References throughout this specification to “one embodiment”, “an embodiment”, or similar language means that a particular feature, structure, or characteristic described in connection with the embodiment is included in at least one embodiment of the present disclosure. Thus, appearances of the phrases “in one embodiment”, “in an embodiment” and similar language throughout this specification may, but do not necessarily, all refer to the same embodiment.

While in the illustrations of FIGS. 1, 2, 3A, 4A, 4B and 6 although terminals/nodes are shown with direct connections to (i.e., “connected to”) various other terminals, it should be appreciated that additional components (as suited for the specific environment) may also be present in the path, and accordingly the connections may be viewed as being “electrically coupled” to the same connected terminals.

It should be appreciated that the specific type of transistors (such as NMOS, PMOS, etc.) noted above are merely by way of illustration. However, alternative embodiments using different configurations and transistors will be apparent to one skilled in the relevant arts by reading the disclosure provided herein. For example, the NMOS transistors may be replaced with PMOS (P-channel MOS) transistors, while also interchanging the connections to power and ground terminals.

Accordingly, in the instant application, the power and ground terminals are referred to as constant reference potentials, the source (emitter) and drain (collector) terminals of transistors (though which a current path is provided when turned on and an open path is provided when turned off) are termed as current terminals, and the gate (base) terminal is termed as a control terminal.

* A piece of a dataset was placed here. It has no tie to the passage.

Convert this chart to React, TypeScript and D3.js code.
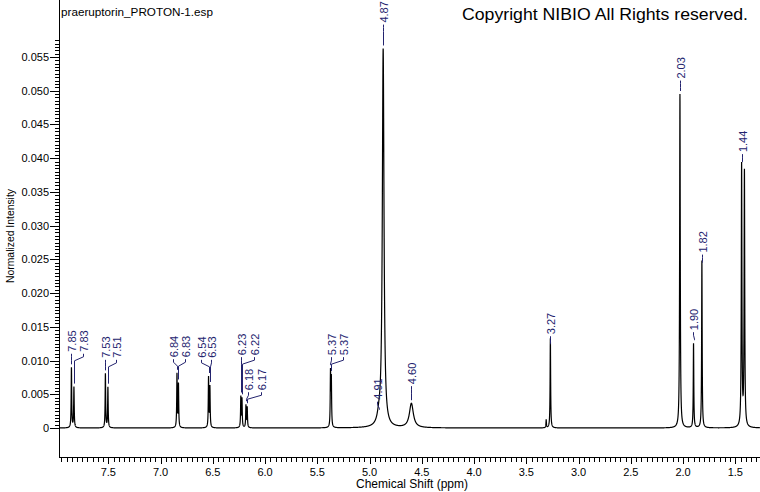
import React from 'react';
import * as d3 from 'd3';

// ---- Spectrum peaks (chemical shift in ppm, normalized intensity, line width in ppm)
const PEAK_PPM = [7.853, 7.829, 7.528, 7.504, 6.843, 6.829, 6.541, 6.528, 6.232, 6.221, 6.183, 6.171, 5.374, 5.366, 4.91, 4.87, 4.6, 3.31, 3.27, 2.03, 1.9, 1.82, 1.44, 1.413];
const PEAK_HEIGHT = [0.0089, 0.006, 0.008, 0.006, 0.0079, 0.0064, 0.0074, 0.006, 0.0045, 0.0042, 0.0033, 0.003, 0.008, 0.007, 0.0012, 0.056, 0.0036, 0.0012, 0.0133, 0.0495, 0.0125, 0.0248, 0.0388, 0.0378];
const PEAK_FWHM = [0.006, 0.006, 0.006, 0.006, 0.006, 0.006, 0.006, 0.006, 0.006, 0.006, 0.006, 0.006, 0.006, 0.006, 0.04, 0.019, 0.045, 0.005, 0.006, 0.007, 0.006, 0.006, 0.007, 0.007];

// ---- Peak labels
const LABEL_TEXT = ['7.85', '7.83', '7.53', '7.51', '6.84', '6.83', '6.54', '6.53', '6.23', '6.22', '6.18', '6.17', '5.37', '5.37', '4.91', '4.87', '4.60', '3.27', '2.03', '1.90', '1.82', '1.44'];
const LABEL_PEAK = [7.853, 7.829, 7.528, 7.504, 6.843, 6.829, 6.541, 6.528, 6.232, 6.221, 6.183, 6.171, 5.374, 5.366, 4.91, 4.87, 4.6, 3.27, 2.03, 1.9, 1.82, 1.44];
const LABEL_AT_PPM = [7.857, 7.742, 7.532, 7.427, 6.881, 6.766, 6.613, 6.517, 6.23, 6.106, 6.163, 6.039, 5.369, 5.254, 4.929, 4.872, 4.604, 3.274, 2.03, 1.905, 1.819, 1.436];
const LABEL_LEVEL = [0.0113, 0.0113, 0.0104, 0.0104, 0.0105, 0.0105, 0.0104, 0.0104, 0.0108, 0.0108, 0.0056, 0.0056, 0.0108, 0.0108, 0.0042, 0.0601, 0.0065, 0.0139, 0.0518, 0.0145, 0.026, 0.0409];

// ---- Axes
const X_DOMAIN = [7.972, 1.264];
const X_MAJOR = [7.5, 7.0, 6.5, 6.0, 5.5, 5.0, 4.5, 4.0, 3.5, 3.0, 2.5, 2.0, 1.5];
const X_MAJOR_LABELS = ['7.5', '7.0', '6.5', '6.0', '5.5', '5.0', '4.5', '4.0', '3.5', '3.0', '2.5', '2.0', '1.5'];
const Y_MAJOR = [0, 0.005, 0.01, 0.015, 0.02, 0.025, 0.03, 0.035, 0.04, 0.045, 0.05, 0.055];
const Y_MAJOR_LABELS = ['0', '0.005', '0.010', '0.015', '0.020', '0.025', '0.030', '0.035', '0.040', '0.045', '0.050', '0.055'];

const TITLE = 'praeruptorin_PROTON-1.esp';
const COPYRIGHT = 'Copyright NIBIO All Rights reserved.';
const X_TITLE = 'Chemical Shift (ppm)';
const Y_TITLE = 'Normalized Intensity';

const FONT = "'Liberation Sans', Arial, sans-serif";
const LABEL_COLOR = '#23236e';

export default function App() {
  const W = 760;
  const H = 492;
  const left = 59;
  const axisY = 457;
  const x = d3.scaleLinear().domain(X_DOMAIN).range([left, W]);
  const y = d3.scaleLinear().domain([0, 0.055]).range([428, 57]);

  const specAt = (p: number) =>
    PEAK_PPM.reduce((s, c, i) => s + PEAK_HEIGHT[i] / (1 + Math.pow((2 * (p - c)) / PEAK_FWHM[i], 2)), 0);

  const grid = d3
    .range(X_DOMAIN[0], X_DOMAIN[1], -0.0005)
    .concat(PEAK_PPM)
    .sort((a, b) => b - a);
  const pts: [number, number][] = grid.map((p) => [p, specAt(p)]);
  const line = d3
    .line<[number, number]>()
    .x((d) => x(d[0]))
    .y((d) => y(d[1]));

  const xMinor = d3.range(7.95, 1.27, -0.05).map((v) => Math.round(v * 100) / 100);
  const yMinor = d3.range(0, 0.0576, 0.0005);

  return (
    <svg
      width={W}
      height={H}
      style={{ position: 'absolute', left: 0, top: 0, background: '#fff' }}
      fontFamily={FONT}
    >
      <rect x={0} y={0} width={W} height={H} fill="#fff" />
      {/* Title & copyright */}
      <text x={61} y={16} fontSize={11} fill="#000" textLength={152} lengthAdjust="spacingAndGlyphs">
        {TITLE}
      </text>
      <text x={462} y={20} fontSize={16.5} fill="#000" textLength={286} lengthAdjust="spacingAndGlyphs">
        {COPYRIGHT}
      </text>

      {/* Y axis */}
      <line x1={left + 0.5} x2={left + 0.5} y1={0} y2={axisY} stroke="#000" shapeRendering="crispEdges" />
      {yMinor.map((v, i) => (
        <line key={'ym' + i} x1={left - 4} x2={left} y1={Math.round(y(v)) + 0.5} y2={Math.round(y(v)) + 0.5} stroke="#000" shapeRendering="crispEdges" />
      ))}
      {Y_MAJOR.map((v, i) => (
        <g key={'yM' + i}>
          <line x1={left - 9} x2={left} y1={Math.round(y(v)) + 0.5} y2={Math.round(y(v)) + 0.5} stroke="#000" shapeRendering="crispEdges" />
          <text x={49} y={y(v) + 4} fontSize={11} textAnchor="end" fill="#000">
            {Y_MAJOR_LABELS[i]}
          </text>
        </g>
      ))}
      <text transform={`translate(14,236) rotate(-90)`} fontSize={11} textAnchor="middle" fill="#000" textLength={94} lengthAdjust="spacingAndGlyphs">
        {Y_TITLE}
      </text>

      {/* X axis */}
      <line x1={left} x2={W} y1={axisY + 0.5} y2={axisY + 0.5} stroke="#000" shapeRendering="crispEdges" />
      {xMinor.map((v, i) => (
        <line key={'xm' + i} x1={Math.round(x(v)) + 0.5} x2={Math.round(x(v)) + 0.5} y1={axisY} y2={axisY + 5} stroke="#000" shapeRendering="crispEdges" />
      ))}
      {X_MAJOR.map((v, i) => (
        <g key={'xM' + i}>
          <line x1={Math.round(x(v)) + 0.5} x2={Math.round(x(v)) + 0.5} y1={axisY} y2={axisY + 7} stroke="#000" shapeRendering="crispEdges" />
          <text x={x(v)} y={476} fontSize={11} textAnchor="middle" fill="#000">
            {X_MAJOR_LABELS[i]}
          </text>
        </g>
      ))}
      <text x={412} y={488} fontSize={12} textAnchor="middle" fill="#000">
        {X_TITLE}
      </text>

      {/* Spectrum */}
      <path d={line(pts) || ''} fill="none" stroke="#000" strokeWidth={1.2} />

      {/* Peak labels */}
      {LABEL_TEXT.map((t, i) => {
        const lx = Math.round(x(LABEL_AT_PPM[i])) + 0.5;
        const px = Math.round(x(LABEL_PEAK[i])) + 0.5;
        const yb = y(LABEL_LEVEL[i]);
        const pt = y(specAt(LABEL_PEAK[i]));
        const yEnd = Math.max(yb + 10, pt - 3);
        const d = `M${lx},${yb + 2}L${lx},${yb + 5}L${px},${yb + 9}L${px},${yEnd}`;
        return (
          <g key={'lb' + i}>
            <path d={d} fill="none" stroke={LABEL_COLOR} strokeWidth={1} />
            <text transform={`translate(${lx + 4},${yb}) rotate(-90)`} fontSize={11} fill={LABEL_COLOR}>
              {t}
            </text>
          </g>
        );
      })}
    </svg>
  );
}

While various embodiments of the present disclosure have been described above, it should be understood that they have been presented by way of example only, and not limitation. Thus, the breadth and scope of the present disclosure should not be limited by any of the above-described embodiments, but should be defined only in accordance with the following claims and their equivalents.